(7.) Teaching Methods of Jesus – Conclusion

(7.) Teaching Methods of Jesus – Conclusion

(7.) Teaching Methods of Jesus – Conclusion.

Jesus was a businessman, and His business was discipleship. He was a true entrepreneur in His teaching ministry employing a wide variety of teaching methods as He went from person to person, crowd to crowd, village to village. He chose to labor long and hard in the role of teacher, inspiring listeners to become learners. Because He was the co-designer of the human mind, He instinctively knew how  to reach His audience. He knew inherently that He needed to capture the imagination, nurture the conscience, and sharpen the intellect of His disciples, His students. An important way for a Christian teacher to follow Jesus in the classroom is to consider the teaching methods He used in His ministry.

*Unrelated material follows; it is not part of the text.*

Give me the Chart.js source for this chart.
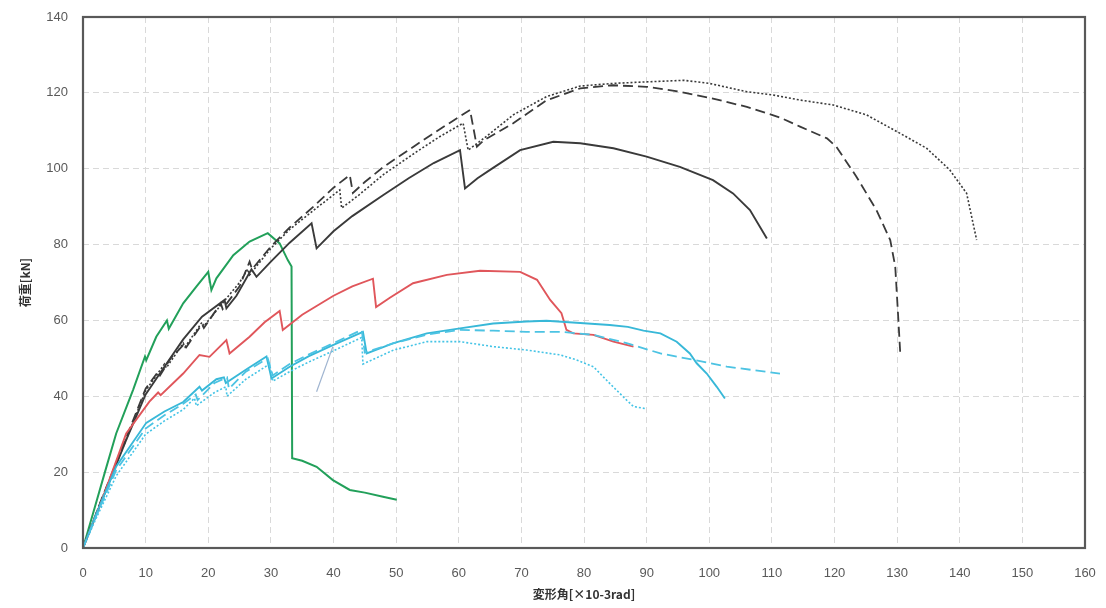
<!DOCTYPE html>
<html lang="ja">
<head>
<meta charset="UTF-8"/>
<title>荷重-変形角</title>
<script src="https://cdn.jsdelivr.net/npm/chart.js@4.4.1/dist/chart.umd.min.js"></script>
<style>
  html, body { margin: 0; padding: 0; background: #fff; }
  #wrap { width: 1106px; height: 608px; position: relative; }
</style>
</head>
<body>
<div id="wrap"><canvas id="chart" width="1106" height="608"></canvas></div>
<script>
// axis ticks
const xTicks = [0, 10, 20, 30, 40, 50, 60, 70, 80, 90, 100, 110, 120, 130, 140, 150, 160];
const yTicks = [0, 20, 40, 60, 80, 100, 120, 140];

// green solid
const greenX = [0, 1.6, 3.5, 5.3, 8, 9.9, 10.1, 11.7, 13.4, 13.7, 16, 18.1, 20, 20.5, 21.3, 24, 26.6, 29.5, 31.4, 32.7, 33.3, 33.4, 35, 37.3, 39.9, 42.6, 45, 47.9, 50.1];
const greenY = [0, 9.1, 20, 30.2, 41.7, 50.5, 49.5, 55.7, 60, 57.8, 64.5, 68.9, 72.8, 68, 71.1, 77.2, 80.8, 83, 80.3, 75.9, 74.2, 23.7, 23, 21.4, 17.9, 15.3, 14.6, 13.5, 12.7];

// black solid
const blackX = [0, 3, 6.9, 10, 13.3, 16, 19, 22.6, 22.9, 24.5, 26.9, 27.7, 30, 33, 36.5, 37.3, 40, 43, 47.9, 52, 56, 60.2, 61, 63, 65, 69.8, 75.1, 79.4, 84.7, 90, 95.3, 100.6, 103.8, 106.5, 109.2];
const blackY = [0, 12.5, 28.5, 40.5, 48.5, 55, 61, 65.4, 63.2, 66.5, 73.5, 71.5, 75.5, 80.5, 85.6, 79, 83.5, 87.5, 93, 97.5, 101.5, 104.9, 94.8, 97.5, 99.7, 104.9, 107.1, 106.7, 105.4, 103.2, 100.5, 97, 93.5, 89.1, 81.6];

// black dashed
const blackDashX = [0, 3, 7, 10, 12, 12.3, 14, 16, 16.3, 19, 19.3, 22, 22.3, 25, 26.6, 27, 30, 33, 36.8, 40, 42.6, 43.1, 45, 48, 53.3, 58, 61.8, 62.9, 64, 68.7, 74, 79.4, 84.6, 90, 95.3, 100.6, 106, 111.3, 114.5, 118.8, 120.3, 123.5, 126.7, 128.9, 129.7, 130.2, 130.5];
const blackDashY = [0, 13, 29.5, 42, 46.5, 45.5, 50, 53.5, 52.5, 59, 58, 64.5, 63, 69, 75.5, 73.5, 79.5, 84.5, 90, 95, 98.3, 93.6, 96.5, 100.5, 106.4, 111.5, 115.5, 105.8, 107.5, 112, 118, 121.2, 122, 121.6, 120.3, 118.5, 116.3, 113.5, 111.1, 108, 105.8, 97.9, 89.1, 81.2, 74.2, 60.1, 51.3];

// black dotted
const blackDotX = [0, 3, 7, 10, 13, 13.3, 16, 16.3, 19, 19.3, 22, 25, 26.3, 26.6, 30, 33, 36.8, 41, 41.3, 44, 48, 53.3, 57, 60.7, 61.5, 64, 68.7, 74, 79.4, 84.7, 90, 96, 100, 106, 110, 114.5, 119.8, 125.1, 130.5, 134.7, 138.4, 141.1, 142.7];
const blackDotY = [0, 13, 29, 41.5, 48.5, 47.5, 54, 53, 59.5, 58.5, 64, 70, 73.5, 72, 79, 84, 89, 94.4, 89.6, 93, 98.5, 104.5, 108.5, 112, 104.9, 108, 114.2, 119, 121.8, 122.5, 122.9, 123.3, 122.5, 120.3, 119.5, 118.1, 116.8, 114.2, 109.3, 105.4, 99.7, 93.5, 81.2];

// red solid
const redX = [0, 3, 6.9, 10.6, 12, 12.4, 16, 18.6, 20.2, 22.9, 23.4, 26.6, 29, 31.4, 31.9, 35, 40, 43, 46.3, 46.8, 49, 52.7, 58.1, 63.4, 69.8, 72.5, 74.6, 76.4, 77.2, 78.3, 81.5, 84.7, 87.9];
const redY = [0, 12.5, 30.2, 38.6, 41, 40.3, 46, 50.9, 50.4, 54.8, 51.3, 55.7, 59.5, 62.5, 57.5, 61.5, 66.5, 69, 71, 63.5, 66, 69.8, 72, 73.1, 72.8, 70.7, 65.4, 61.9, 57.5, 56.6, 56.2, 54.4, 53.1];

// cyan solid
const cyanX = [0, 2, 5.3, 10.1, 13, 16, 18.6, 19, 21.3, 22.5, 22.8, 26, 29.3, 30.1, 33, 36, 39.9, 44.7, 45.3, 49.6, 54.9, 60.2, 65.5, 70.8, 74, 78.8, 84.1, 87, 89.5, 92.2, 94.8, 96.9, 98, 99.6, 101.2, 102.5];
const cyanY = [0, 8.5, 21.5, 33, 36, 38.5, 42.5, 41.5, 44.5, 45, 43.5, 47, 50.5, 44.7, 47.8, 50.5, 53.5, 57, 51.3, 54, 56.6, 57.9, 59.2, 59.7, 59.9, 59.4, 58.8, 58.3, 57.3, 56.6, 54.4, 51.3, 48.7, 46, 42.5, 39.4];

// cyan dashed
const cyanDashX = [0, 2, 5.3, 10, 13, 16, 18, 18.3, 21, 23, 23.3, 26, 29.5, 30.3, 33, 36, 40, 44.5, 45, 49.6, 55, 60.2, 65.5, 70.8, 76.2, 81.5, 86.8, 92.2, 97.5, 102.8, 111.3];
const cyanDashY = [0, 8, 20.5, 31.5, 35, 38, 40.5, 39, 43.5, 45, 42, 46.5, 50, 45.5, 48.5, 51, 54, 57.5, 51.5, 54, 56.3, 57.5, 57.3, 57, 57, 56.2, 54, 51.3, 49.6, 47.8, 46];

// cyan dotted
const cyanDotX = [0, 2, 5.3, 10, 13, 16, 17.8, 18.1, 21, 22.8, 23, 26, 29.8, 30.3, 33, 36, 40, 44.5, 44.7, 49.6, 54.9, 60.2, 65.5, 70.8, 76.2, 78.8, 81.5, 84.1, 86.8, 87.9, 89.7];
const cyanDotY = [0, 7.5, 19, 30, 33.5, 36.5, 39.5, 37.5, 41, 42.5, 40, 44.5, 48.5, 44, 46.5, 49, 52, 55.5, 48.5, 52.2, 54.4, 54.4, 53.1, 52.2, 50.9, 49.6, 47.8, 43.4, 39, 37.3, 36.8];

// thin leader line
const leaderX = [37.3, 39.9];
const leaderY = [41.2, 53.1];

const pts = (xs, ys) => xs.map((x, i) => ({ x: x, y: ys[i] }));

const line = (label, xs, ys, color, dash, width) => ({
  label: label,
  data: pts(xs, ys),
  showLine: true,
  borderColor: color,
  backgroundColor: color,
  borderWidth: width || 1.8,
  borderDash: dash || [],
  pointRadius: 0,
  tension: 0,
  fill: false
});

// plot frame (all four sides)
const framePlugin = {
  id: 'frame',
  afterDraw(chart) {
    const a = chart.chartArea, c = chart.ctx;
    c.save();
    c.strokeStyle = '#595959';
    c.lineWidth = 2.2;
    c.strokeRect(a.left, a.top, a.right - a.left, a.bottom - a.top);
    c.restore();
  }
};

const tickFont = { family: 'Liberation Sans', size: 13 };
const titleFont = { family: 'Noto Sans CJK JP', size: 12, weight: 'bold' };

new Chart(document.getElementById('chart'), {
  type: 'scatter',
  data: {
    datasets: [
      line('leader', leaderX, leaderY, '#9fb4d0', [], 1.2),
      line('cyan dotted', cyanDotX, cyanDotY, '#45c4e6', [2, 2], 1.6),
      line('cyan dashed', cyanDashX, cyanDashY, '#4cc3e3', [10, 5], 1.8),
      line('cyan', cyanX, cyanY, '#38b8d8', [], 1.9),
      line('red', redX, redY, '#e0565b', [], 1.9),
      line('black dotted', blackDotX, blackDotY, '#3a3a3a', [2, 2], 1.6),
      line('black dashed', blackDashX, blackDashY, '#3a3a3a', [10, 5], 1.8),
      line('black', blackX, blackY, '#3a3a3a', [], 1.9),
      line('green', greenX, greenY, '#22a05a', [], 2)
    ]
  },
  options: {
    responsive: false,
    animation: false,
    layout: { padding: { top: 17, right: 21, bottom: 0, left: 0 } },
    plugins: { legend: { display: false }, tooltip: { enabled: false } },
    scales: {
      x: {
        type: 'linear',
        min: 0, max: 160,
        afterBuildTicks: s => { s.ticks = xTicks.map(v => ({ value: v })); },
        afterFit: s => { s.height = 60; s.paddingLeft = 0; s.paddingRight = 0; },
        grid: { color: '#d9d9d9', lineWidth: 1, drawTicks: false },
        border: { display: false, dash: [6, 4] },
        ticks: { color: '#595959', font: tickFont, padding: 18, maxRotation: 0 },
        title: { display: true, text: '変形角[×10-3rad]', color: '#333', font: titleFont, padding: { top: 2, bottom: 6 } }
      },
      y: {
        type: 'linear',
        min: 0, max: 140,
        afterBuildTicks: s => { s.ticks = yTicks.map(v => ({ value: v })); },
        afterFit: s => { s.width = 83; s.paddingTop = 0; s.paddingBottom = 0; },
        grid: { color: '#d9d9d9', lineWidth: 1, drawTicks: false },
        border: { display: false, dash: [6, 4] },
        ticks: { color: '#595959', font: tickFont, padding: 15 },
        title: { display: true, text: '荷重[kN]', color: '#333', font: titleFont, padding: { top: 18, bottom: 4 } }
      }
    }
  },
  plugins: [framePlugin]
});
</script>
</body>
</html>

We have discussed methods like these:

  • Capture the Imagination – Stories and Parables; Humor; Metaphor; Illustrations; Visual Aids; Wondering Out Loud.
  • Nurture the Conscience – Discipline and Accountability; Personal Example of the Teacher; Demonstration; Elbow Room for the Students; Moral Reasoning Out Loud.
  • Sharpen the Intellect – Good Questions; Variety of Discourse; Object Lessons; Guided Conversations; Test the Memory; Repetition; Thinking Out Loud.

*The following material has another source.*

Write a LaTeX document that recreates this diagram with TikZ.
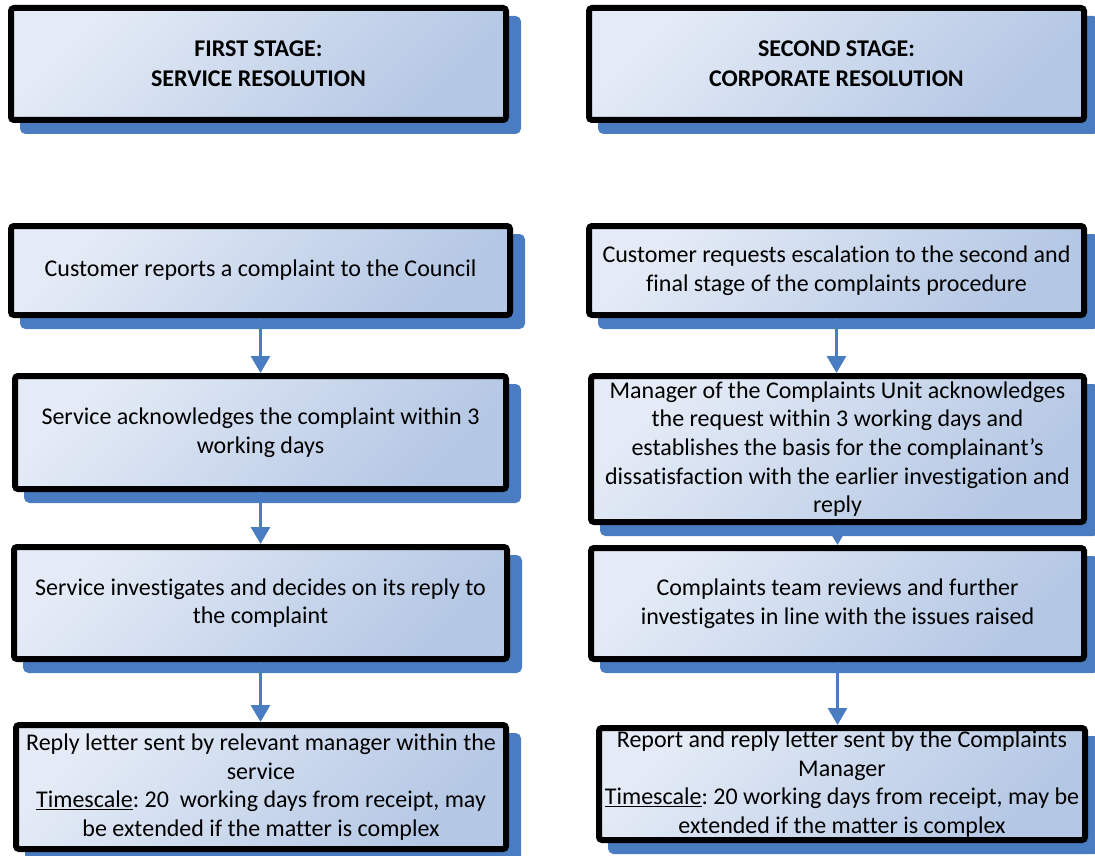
\documentclass[tikz,border=0pt]{standalone}
\usepackage{fontspec}
\setmainfont{Carlito}[Ligatures={NoCommon}]
\usetikzlibrary{arrows.meta}
\definecolor{sblue}{RGB}{74,124,194}
\definecolor{gtop}{RGB}{228,235,246}
\definecolor{gbot}{RGB}{180,199,228}
\frenchspacing
\tikzset{
  box/.style={draw=black, line width=6pt, rounded corners=3pt,
    top color=gtop, bottom color=gbot, shading angle=45,
    align=center, inner sep=0pt,
    font=\frenchspacing\fontsize{24}{28.7}\selectfont,
    preaction={draw=sblue, fill=sblue, line width=6pt,
      transform canvas={xshift=12pt, yshift=-11pt}}},
  titlebox/.style={box, font=\bfseries\fontsize{24}{30}\selectfont},
  flow/.style={draw=sblue, line width=3pt, -{Triangle[width=19pt,length=17pt]}}
}
\begin{document}
\begin{tikzpicture}[x=1pt, y=-1pt]
\useasboundingbox (0,0) rectangle (1095,856);
% titles
\node[titlebox, minimum width=495pt, minimum height=112pt] (T1) at (258.5,64) {FIRST STAGE:\\SERVICE RESOLUTION};
\node[titlebox, minimum width=495pt, minimum height=112pt] (T2) at (836.5,64) {SECOND STAGE:\\CORPORATE RESOLUTION};
% left column
\node[box, minimum width=499pt, minimum height=89pt] (L1) at (260.5,270.5) {Customer reports a complaint to the Council};
\node[box, minimum width=491pt, minimum height=113pt] (L2) at (260.5,432.5) {Service acknowledges the complaint within 3\\working days};
\node[box, minimum width=493pt, minimum height=112pt] (L3) at (260.5,603) {Service investigates and decides on its reply to\\the complaint};
\node[box, minimum width=490pt, minimum height=124pt] (L4) at (261,787) {Reply letter sent by relevant manager within the\\service\\\underline{Timescale}: 20\ \ working days from receipt, may\\be extended if the matter is complex};
% right column
\node[box, minimum width=495pt, minimum height=89pt] (R1) at (836.5,270.5) {Customer requests escalation to the second and\\final stage of the complaints procedure};
\node[box, minimum width=493pt, minimum height=146pt] (R2) at (837.5,449) {Manager of the Complaints Unit acknowledges\\the request within 3 working days and\\establishes the basis for the complainant’s\\dissatisfaction with the earlier investigation and\\reply};
\node[box, minimum width=493pt, minimum height=111pt] (R3) at (837.5,603.5) {Complaints team reviews and further\\investigates in line with the issues raised};
\node[box, minimum width=486pt, minimum height=112pt] (R4) at (842,784) {Report and reply letter sent by the Complaints\\Manager\\\underline{Timescale}: 20 working days from receipt, may be\\extended if the matter is complex};
% connectors
\draw[flow] (L1.south) -- (L1.south |- L2.north);
\draw[flow] (L2.south) -- (L2.south |- L3.north);
\draw[flow] (L3.south) -- (L3.south |- L4.north);
\draw[flow] (R1.south) -- (R1.south |- R2.north);
\draw[flow] (R2.south) -- (R2.south |- R3.north);
\draw[flow] (R3.south) -- (R3.south |- R4.north);
\end{tikzpicture}
\end{document}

What was Jesus aiming for in the lives of His learners? What did He want them to look like? What was His goal in teaching? I suggest He aimed for wisdom and love in His teaching of the truth. Wisdom, love and truth seem to have a profound interrelationship in the learning process. Truth is the target, the substance, the grist for the mill. Wisdom is truth-in-action. It is acquiring the knowledge that leads to moral understanding; it is the art of practicing the truth in daily life. Along with wisdom, love is intimately related to truth. According to Scripture, “Love takes pleasure in the flowering of truth;” “Love finds its joy in the truth.” (1 Corinthians 13:6). And, “Active, genuine love is proof that we belong to the truth.” (1 John 3:19). So I suggest that wisdom and love are the twin goals of learning. A teacher’s aim for students is that they become wise, loving, and filled with the truth. That’s how they can prove that they have learned at a deep level. There is no better way to reflect the heart of God. There is no more noble a purpose in learning. Following in the steps of Jesus, a Christ-centered teacher is wise and loving as s/he aims the students toward wisdom and love. Those two qualities are the underlying methods of the teacher as well as the ongoing purpose for the students.

The context for learning wisdom and love is relationship. Jesus chose to have an intimate classroom-without-walls of twelve disciples to teach, to show the way. The relationship between teacher and students is how truth is delivered, how learning is accomplished. Only students who trust and respect their teacher are able to give themselves to the learning process. Only teachers who establish relationships of mutual respect and trust with the students are able to engage at the deeper levels of learning.

So how did Jesus develop wisdom and love in His listening students? By capturing the imagination, nurturing the conscience, and sharpening the intellect of those who chose to follow Him. His public ministry was an extended, three-year-long teachable moment for those who chose to join His willing audience. May teachers and students alike create countless teachable moments in and out of the classroom.